**DATA FOR PROCESSING:**
• • • • •
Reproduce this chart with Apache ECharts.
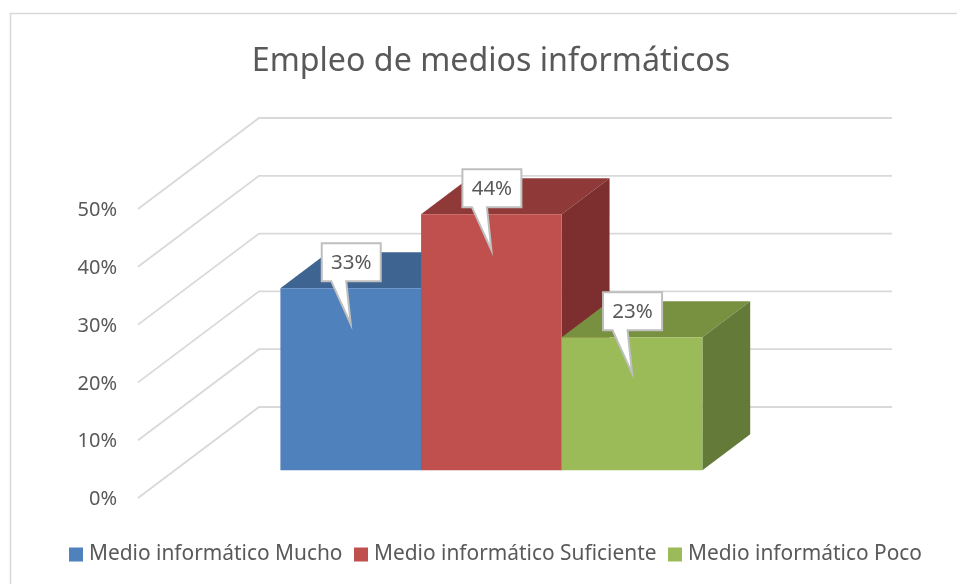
• • • • •
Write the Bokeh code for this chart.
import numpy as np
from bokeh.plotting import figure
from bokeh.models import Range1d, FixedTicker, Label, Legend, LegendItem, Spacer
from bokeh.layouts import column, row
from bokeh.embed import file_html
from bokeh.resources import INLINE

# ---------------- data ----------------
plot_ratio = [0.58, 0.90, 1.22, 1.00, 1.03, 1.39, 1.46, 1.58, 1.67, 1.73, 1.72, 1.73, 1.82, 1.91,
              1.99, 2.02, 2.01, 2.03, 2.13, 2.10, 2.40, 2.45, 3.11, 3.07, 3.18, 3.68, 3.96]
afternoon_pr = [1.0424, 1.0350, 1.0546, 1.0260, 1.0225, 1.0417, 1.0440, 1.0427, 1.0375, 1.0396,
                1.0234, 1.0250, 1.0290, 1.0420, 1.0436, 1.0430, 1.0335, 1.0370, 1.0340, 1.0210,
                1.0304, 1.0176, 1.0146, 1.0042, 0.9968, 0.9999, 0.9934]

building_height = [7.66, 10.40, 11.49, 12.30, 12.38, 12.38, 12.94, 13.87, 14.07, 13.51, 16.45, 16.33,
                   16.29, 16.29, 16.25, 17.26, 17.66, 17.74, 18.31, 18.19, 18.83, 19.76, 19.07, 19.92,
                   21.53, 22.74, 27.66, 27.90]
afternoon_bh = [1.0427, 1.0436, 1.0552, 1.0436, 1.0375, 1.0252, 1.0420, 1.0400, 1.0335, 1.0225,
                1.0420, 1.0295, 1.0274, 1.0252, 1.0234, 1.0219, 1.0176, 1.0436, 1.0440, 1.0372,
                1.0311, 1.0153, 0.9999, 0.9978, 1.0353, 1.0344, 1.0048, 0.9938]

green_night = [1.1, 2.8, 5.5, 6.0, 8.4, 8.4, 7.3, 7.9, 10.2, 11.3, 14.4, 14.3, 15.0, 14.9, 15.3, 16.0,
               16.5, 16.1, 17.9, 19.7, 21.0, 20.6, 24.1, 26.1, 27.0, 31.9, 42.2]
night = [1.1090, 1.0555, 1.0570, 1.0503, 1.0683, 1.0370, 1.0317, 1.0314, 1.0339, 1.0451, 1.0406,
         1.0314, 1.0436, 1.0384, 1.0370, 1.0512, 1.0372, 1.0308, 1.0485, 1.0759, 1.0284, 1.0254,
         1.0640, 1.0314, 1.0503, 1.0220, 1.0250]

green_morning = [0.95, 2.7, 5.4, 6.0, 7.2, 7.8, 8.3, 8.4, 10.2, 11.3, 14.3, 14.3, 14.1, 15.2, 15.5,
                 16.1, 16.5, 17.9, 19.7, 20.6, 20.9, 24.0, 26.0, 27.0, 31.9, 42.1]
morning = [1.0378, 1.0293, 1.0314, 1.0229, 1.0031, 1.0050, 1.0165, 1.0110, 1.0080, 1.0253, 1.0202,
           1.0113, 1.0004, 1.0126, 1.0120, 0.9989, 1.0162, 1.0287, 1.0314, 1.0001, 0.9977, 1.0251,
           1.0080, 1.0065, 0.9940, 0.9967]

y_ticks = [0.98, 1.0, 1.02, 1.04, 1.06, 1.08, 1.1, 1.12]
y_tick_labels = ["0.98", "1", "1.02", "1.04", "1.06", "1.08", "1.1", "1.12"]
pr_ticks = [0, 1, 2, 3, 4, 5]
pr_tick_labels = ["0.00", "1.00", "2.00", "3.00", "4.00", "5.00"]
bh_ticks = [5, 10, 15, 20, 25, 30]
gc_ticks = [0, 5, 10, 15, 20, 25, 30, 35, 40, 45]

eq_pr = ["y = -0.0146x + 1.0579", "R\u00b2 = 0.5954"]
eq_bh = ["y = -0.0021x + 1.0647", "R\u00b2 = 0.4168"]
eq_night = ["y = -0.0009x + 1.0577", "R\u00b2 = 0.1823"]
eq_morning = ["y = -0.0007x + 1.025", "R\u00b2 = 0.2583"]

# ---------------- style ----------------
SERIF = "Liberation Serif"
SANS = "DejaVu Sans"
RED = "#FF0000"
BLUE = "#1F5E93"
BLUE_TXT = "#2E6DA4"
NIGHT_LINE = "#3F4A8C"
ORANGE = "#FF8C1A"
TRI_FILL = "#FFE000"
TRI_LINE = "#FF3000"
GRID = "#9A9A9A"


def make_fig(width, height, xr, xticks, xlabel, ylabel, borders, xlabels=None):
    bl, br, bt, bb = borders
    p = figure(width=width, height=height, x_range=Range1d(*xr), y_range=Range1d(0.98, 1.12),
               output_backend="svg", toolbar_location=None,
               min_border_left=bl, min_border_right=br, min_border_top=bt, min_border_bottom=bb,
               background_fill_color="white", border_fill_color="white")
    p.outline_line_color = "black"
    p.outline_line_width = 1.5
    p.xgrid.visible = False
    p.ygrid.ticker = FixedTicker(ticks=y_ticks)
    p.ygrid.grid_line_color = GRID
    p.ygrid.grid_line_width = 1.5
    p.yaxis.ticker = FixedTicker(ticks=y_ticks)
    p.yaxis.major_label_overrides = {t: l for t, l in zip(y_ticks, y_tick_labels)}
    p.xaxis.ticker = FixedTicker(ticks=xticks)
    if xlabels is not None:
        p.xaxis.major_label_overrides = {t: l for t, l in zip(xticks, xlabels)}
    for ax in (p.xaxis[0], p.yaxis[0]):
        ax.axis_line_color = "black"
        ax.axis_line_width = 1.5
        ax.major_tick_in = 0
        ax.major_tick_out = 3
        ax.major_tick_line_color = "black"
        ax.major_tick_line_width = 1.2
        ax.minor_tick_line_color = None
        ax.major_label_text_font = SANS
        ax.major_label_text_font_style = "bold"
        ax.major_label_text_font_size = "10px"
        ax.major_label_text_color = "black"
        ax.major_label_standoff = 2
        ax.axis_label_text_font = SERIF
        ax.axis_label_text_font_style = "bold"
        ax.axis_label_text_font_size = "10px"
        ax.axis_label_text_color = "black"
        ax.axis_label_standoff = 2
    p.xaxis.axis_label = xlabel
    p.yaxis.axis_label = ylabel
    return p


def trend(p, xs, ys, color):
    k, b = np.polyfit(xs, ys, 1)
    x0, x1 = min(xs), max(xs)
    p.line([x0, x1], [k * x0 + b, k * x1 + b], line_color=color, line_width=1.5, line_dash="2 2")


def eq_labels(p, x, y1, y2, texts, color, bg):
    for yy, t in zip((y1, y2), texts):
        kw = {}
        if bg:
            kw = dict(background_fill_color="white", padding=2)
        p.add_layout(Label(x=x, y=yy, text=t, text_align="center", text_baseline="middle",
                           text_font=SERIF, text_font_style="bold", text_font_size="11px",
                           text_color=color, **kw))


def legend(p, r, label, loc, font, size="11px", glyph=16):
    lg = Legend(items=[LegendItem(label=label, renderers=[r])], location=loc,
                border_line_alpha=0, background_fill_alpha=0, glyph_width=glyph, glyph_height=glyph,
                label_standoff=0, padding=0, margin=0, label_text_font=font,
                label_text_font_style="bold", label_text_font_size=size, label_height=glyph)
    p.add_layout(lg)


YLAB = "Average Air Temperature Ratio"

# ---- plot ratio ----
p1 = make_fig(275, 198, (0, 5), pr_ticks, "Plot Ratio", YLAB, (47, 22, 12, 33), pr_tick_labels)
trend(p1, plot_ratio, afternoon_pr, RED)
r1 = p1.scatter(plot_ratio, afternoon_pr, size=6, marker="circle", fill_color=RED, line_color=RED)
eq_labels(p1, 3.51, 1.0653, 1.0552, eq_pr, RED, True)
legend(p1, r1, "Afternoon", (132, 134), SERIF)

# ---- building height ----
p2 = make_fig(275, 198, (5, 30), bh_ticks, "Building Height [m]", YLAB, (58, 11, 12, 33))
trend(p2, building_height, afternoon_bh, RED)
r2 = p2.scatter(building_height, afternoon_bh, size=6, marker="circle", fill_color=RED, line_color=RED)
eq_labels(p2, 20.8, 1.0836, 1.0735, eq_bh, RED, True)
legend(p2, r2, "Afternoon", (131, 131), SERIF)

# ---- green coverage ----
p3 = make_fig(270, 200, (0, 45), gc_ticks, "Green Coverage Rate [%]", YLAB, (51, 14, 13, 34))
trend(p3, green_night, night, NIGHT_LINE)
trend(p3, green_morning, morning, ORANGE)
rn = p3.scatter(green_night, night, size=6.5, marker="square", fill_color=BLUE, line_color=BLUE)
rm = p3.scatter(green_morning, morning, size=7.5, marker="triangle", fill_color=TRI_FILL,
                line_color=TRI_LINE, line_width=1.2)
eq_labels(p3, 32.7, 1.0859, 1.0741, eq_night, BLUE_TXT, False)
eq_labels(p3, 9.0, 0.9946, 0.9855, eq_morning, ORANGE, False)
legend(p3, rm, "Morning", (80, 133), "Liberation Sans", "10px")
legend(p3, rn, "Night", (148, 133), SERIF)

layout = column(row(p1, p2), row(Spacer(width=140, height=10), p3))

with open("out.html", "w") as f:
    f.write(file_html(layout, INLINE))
• • • • •
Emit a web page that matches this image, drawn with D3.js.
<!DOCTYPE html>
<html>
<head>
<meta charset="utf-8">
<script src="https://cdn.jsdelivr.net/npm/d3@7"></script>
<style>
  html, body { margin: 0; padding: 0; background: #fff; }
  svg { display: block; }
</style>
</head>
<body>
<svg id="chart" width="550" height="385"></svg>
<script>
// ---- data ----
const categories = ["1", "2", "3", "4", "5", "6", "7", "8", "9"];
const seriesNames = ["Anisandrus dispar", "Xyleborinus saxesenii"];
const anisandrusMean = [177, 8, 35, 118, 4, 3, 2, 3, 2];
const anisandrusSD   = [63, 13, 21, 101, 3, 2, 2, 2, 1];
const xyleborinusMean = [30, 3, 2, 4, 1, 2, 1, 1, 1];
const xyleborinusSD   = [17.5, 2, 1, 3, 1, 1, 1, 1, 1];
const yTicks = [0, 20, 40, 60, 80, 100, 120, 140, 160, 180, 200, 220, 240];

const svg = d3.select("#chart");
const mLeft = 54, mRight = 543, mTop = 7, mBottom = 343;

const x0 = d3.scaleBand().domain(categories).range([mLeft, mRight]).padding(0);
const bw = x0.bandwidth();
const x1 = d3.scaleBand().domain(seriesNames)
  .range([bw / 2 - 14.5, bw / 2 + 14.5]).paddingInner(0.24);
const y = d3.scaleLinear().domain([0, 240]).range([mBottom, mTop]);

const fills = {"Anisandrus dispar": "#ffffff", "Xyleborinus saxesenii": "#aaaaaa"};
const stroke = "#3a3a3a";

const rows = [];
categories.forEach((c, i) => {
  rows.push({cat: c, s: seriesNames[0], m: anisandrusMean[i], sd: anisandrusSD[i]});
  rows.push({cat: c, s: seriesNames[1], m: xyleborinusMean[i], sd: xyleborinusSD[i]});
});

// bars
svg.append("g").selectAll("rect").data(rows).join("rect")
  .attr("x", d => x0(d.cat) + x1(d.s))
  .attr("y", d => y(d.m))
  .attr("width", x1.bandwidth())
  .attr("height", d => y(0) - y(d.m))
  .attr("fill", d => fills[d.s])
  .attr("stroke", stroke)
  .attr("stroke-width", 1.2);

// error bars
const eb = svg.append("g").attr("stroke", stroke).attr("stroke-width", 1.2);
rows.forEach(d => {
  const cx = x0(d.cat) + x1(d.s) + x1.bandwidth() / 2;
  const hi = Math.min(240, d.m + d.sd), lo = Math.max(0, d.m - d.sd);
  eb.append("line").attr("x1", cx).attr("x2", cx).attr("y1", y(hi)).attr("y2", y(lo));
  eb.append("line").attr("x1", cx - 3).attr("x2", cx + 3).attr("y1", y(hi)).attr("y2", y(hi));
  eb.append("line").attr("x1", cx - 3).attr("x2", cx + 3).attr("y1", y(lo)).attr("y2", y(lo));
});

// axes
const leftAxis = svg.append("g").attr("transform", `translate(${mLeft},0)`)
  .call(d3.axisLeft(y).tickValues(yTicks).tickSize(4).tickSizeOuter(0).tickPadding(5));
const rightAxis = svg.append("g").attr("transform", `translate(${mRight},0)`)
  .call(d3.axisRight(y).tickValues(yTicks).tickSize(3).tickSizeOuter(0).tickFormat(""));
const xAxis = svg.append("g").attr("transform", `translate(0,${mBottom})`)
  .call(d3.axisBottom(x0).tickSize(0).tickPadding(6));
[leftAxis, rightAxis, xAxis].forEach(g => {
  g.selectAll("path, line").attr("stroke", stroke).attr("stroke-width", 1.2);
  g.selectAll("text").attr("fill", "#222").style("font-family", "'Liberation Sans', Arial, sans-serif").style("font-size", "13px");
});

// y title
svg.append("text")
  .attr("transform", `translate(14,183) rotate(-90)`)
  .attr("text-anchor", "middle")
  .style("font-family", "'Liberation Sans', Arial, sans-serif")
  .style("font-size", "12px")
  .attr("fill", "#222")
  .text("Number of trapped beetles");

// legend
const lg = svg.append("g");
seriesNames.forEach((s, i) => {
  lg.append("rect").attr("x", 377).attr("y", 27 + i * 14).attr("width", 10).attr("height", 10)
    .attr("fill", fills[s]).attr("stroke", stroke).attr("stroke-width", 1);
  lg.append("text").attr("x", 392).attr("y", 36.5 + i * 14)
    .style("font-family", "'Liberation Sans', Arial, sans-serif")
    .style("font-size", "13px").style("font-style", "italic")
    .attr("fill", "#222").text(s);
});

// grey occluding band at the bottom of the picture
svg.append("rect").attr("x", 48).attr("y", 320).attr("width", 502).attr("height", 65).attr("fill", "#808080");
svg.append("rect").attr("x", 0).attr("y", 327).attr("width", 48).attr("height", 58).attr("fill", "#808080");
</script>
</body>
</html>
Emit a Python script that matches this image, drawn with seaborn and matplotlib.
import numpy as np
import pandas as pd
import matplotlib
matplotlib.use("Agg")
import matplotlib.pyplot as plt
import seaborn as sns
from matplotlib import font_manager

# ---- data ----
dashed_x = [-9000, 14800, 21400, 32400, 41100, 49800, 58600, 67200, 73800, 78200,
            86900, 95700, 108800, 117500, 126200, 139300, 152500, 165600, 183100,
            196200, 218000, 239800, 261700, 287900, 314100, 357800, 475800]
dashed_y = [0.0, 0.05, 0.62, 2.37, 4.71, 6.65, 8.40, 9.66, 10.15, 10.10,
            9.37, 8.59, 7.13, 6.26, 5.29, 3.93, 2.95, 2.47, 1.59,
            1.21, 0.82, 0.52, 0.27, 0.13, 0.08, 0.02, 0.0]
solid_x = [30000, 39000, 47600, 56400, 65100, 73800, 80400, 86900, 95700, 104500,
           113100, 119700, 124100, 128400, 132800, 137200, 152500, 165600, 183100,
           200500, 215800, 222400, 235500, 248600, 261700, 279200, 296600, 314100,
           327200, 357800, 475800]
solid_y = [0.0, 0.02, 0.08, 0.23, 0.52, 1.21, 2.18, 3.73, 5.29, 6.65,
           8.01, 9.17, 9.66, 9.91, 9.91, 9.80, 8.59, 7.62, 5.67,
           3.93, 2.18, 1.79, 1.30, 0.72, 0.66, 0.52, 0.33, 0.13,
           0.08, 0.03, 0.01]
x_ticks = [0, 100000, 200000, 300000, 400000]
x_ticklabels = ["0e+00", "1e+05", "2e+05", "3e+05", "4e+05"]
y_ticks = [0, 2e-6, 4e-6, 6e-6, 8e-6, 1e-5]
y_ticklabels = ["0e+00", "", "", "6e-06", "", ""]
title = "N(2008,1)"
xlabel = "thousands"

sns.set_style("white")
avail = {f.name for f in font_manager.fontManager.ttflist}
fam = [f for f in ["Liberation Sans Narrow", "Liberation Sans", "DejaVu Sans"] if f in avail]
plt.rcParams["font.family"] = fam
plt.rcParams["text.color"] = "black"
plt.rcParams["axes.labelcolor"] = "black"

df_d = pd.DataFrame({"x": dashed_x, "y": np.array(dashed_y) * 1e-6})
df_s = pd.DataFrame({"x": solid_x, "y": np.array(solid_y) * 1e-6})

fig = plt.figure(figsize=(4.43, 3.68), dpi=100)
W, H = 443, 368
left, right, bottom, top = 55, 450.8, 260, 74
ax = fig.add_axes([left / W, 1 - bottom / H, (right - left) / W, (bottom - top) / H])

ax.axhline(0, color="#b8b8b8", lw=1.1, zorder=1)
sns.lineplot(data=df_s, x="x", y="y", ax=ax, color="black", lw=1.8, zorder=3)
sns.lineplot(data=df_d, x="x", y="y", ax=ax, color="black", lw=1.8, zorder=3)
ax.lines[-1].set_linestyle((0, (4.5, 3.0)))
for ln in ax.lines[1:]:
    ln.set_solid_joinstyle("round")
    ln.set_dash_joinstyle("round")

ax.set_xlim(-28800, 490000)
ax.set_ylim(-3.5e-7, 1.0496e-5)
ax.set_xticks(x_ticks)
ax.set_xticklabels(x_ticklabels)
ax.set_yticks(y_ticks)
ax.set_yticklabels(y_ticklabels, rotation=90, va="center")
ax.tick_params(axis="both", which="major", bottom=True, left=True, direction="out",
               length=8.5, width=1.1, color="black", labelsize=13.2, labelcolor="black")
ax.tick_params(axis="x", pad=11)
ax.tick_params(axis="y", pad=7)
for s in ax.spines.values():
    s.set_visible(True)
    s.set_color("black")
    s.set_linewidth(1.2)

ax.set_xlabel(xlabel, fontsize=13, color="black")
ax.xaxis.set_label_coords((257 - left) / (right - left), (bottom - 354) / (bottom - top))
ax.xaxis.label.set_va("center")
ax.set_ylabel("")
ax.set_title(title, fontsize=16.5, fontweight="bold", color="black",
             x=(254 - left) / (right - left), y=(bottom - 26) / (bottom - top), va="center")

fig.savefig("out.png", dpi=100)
• • • • •
**PROBLEM DESCRIPTION:**
Only the lines running from the line with "Write the Bokeh code for this chart." through the line with "1.0304, 1.0176, 1.0146, 1.0042, 0.9968, 0.9999, 0.9934]" should be repeated, exactly and with both ends kept.

**SOLVED EXERCISE:**
Write the Bokeh code for this chart.
import numpy as np
from bokeh.plotting import figure
from bokeh.models import Range1d, FixedTicker, Label, Legend, LegendItem, Spacer
from bokeh.layouts import column, row
from bokeh.embed import file_html
from bokeh.resources import INLINE

# ---------------- data ----------------
plot_ratio = [0.58, 0.90, 1.22, 1.00, 1.03, 1.39, 1.46, 1.58, 1.67, 1.73, 1.72, 1.73, 1.82, 1.91,
              1.99, 2.02, 2.01, 2.03, 2.13, 2.10, 2.40, 2.45, 3.11, 3.07, 3.18, 3.68, 3.96]
afternoon_pr = [1.0424, 1.0350, 1.0546, 1.0260, 1.0225, 1.0417, 1.0440, 1.0427, 1.0375, 1.0396,
                1.0234, 1.0250, 1.0290, 1.0420, 1.0436, 1.0430, 1.0335, 1.0370, 1.0340, 1.0210,
                1.0304, 1.0176, 1.0146, 1.0042, 0.9968, 0.9999, 0.9934]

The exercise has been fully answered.